Halen Çatak ilçemizde görev yapan "iyi ki gelmişim" diyen Dr. Selin Bayburt da saklı yüreklerden birdir. Dr Bayburt, Çatak'ta olmanın meslek tecrübesine kattığı zenginliği,  çevresinde tanık olduğu yaşamdan görüntüleri Sevginin Melekleri temasıyla Vanlı çocuklar için açılan yardım kampanyası grubuna yazdığı mesajında paylaşmış.

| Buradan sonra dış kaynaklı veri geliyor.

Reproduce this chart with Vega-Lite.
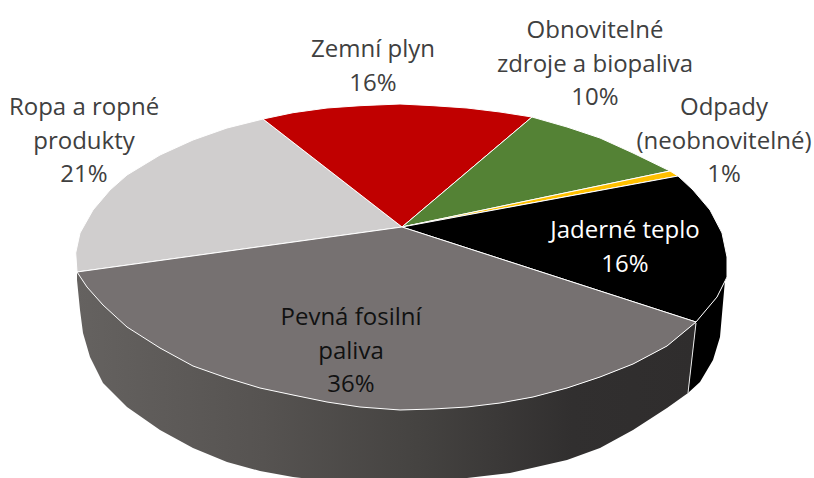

Gözlemlerini Dr. Selin Bayburt'tan okuyalım:

"Merhabalar,

Ben Selin Bayburt. Geçtiğimiz temmuzda tıp fakültesinden mezun oldum, yani taze hekim oldum. Atamada ilk mecburi hizmet yerim Van-Çatak olarak belirlendi. Atladım uçağa geldim Van'a.. Sonra da minicik ilçesi Çatak'a. Pazartesi günü meslek hayatıma başladım. Hemen ertesi günü su kalitesini denetlemek için ilçe etrafındaki birkaç köye gittik. Hepsi ilçe merkezine en az yarım saat bir saat uzaklıktalar ve tepelerdeler.. Belli bir yere kadar asfalt var. Köylere ulaştığımızda izlediğim eski filmlerde gördüğüm manzaranın aynısını gördüm. Müthiş güzellikte çocuklar, oyuncak yok, kıyafetler yarım, çeşmeden çamur akıyor, kimisinden de akmıyor. İletişim gözlerle, telefondan, fotoğraftan kaçıyorlar. Size sadece gözlemlediklerimin belli bir kısmını açıklayabiliyorum, hem kelimeler de yetmiyor zaten. Ama ilk gördüğüm andan itibaren, iyi ki gelmişim dedim. Bu çocuklar için, bir şeyler yapılabilmesi için, buraya gelmişken elimden geleni yapabileceğim, yapmak zorundayım dedim. Ve hemen facebook'tan çevremdeki kişilere bir çağrıda bulundum. Kıyafet, oyuncak vb.. eşyalar için. Çünkü zaman kısıtlamam olduğunun farkındayım. Kış buralara daha erken geliyor. Geldi mi, sağlık taramalarından sonra bir daha oralara ulaşabilmemin mümkün olmayacağını biliyorum. Bu yüzden vakit çok geç olmadan arayışlara başladım ve bu güzel (Sevginin Melekleri) grubuna ulaştım. Burası, Çatak, ilçe merkezindeki yatılı okul, özellikle de çevre köyleri, yardımların yapılabileceği ideal yerler. Kendi çevreme yaptığım çağrının aynısını sizlere de yapıyorum. Desteğinizi, ayrıca sizleri de burada görmeyi çok isteriz. Ve eğer yardımlarınızı buraya ulaştırırsanız, ben de bizzat doğru ailelere, doğru çocuklara ulaştırmak için elimden geleni yapacağımı, aşama aşama da sizleri haberdar edeceğimi söylemek istiyorum. Şimdiden destekleriniz için teşekkürler. Sevgiyle kalın."

İlimizde Van doğumlu olan olmayan binlerce saklı yürek Van doğumlu olmayan saklı yürekleri Van Dostu olarak tanımlamayı uygun buluyorum. Bundan da keyif alıyorum.  Van Dost ve saklı yüreklere gönülden selam olsun.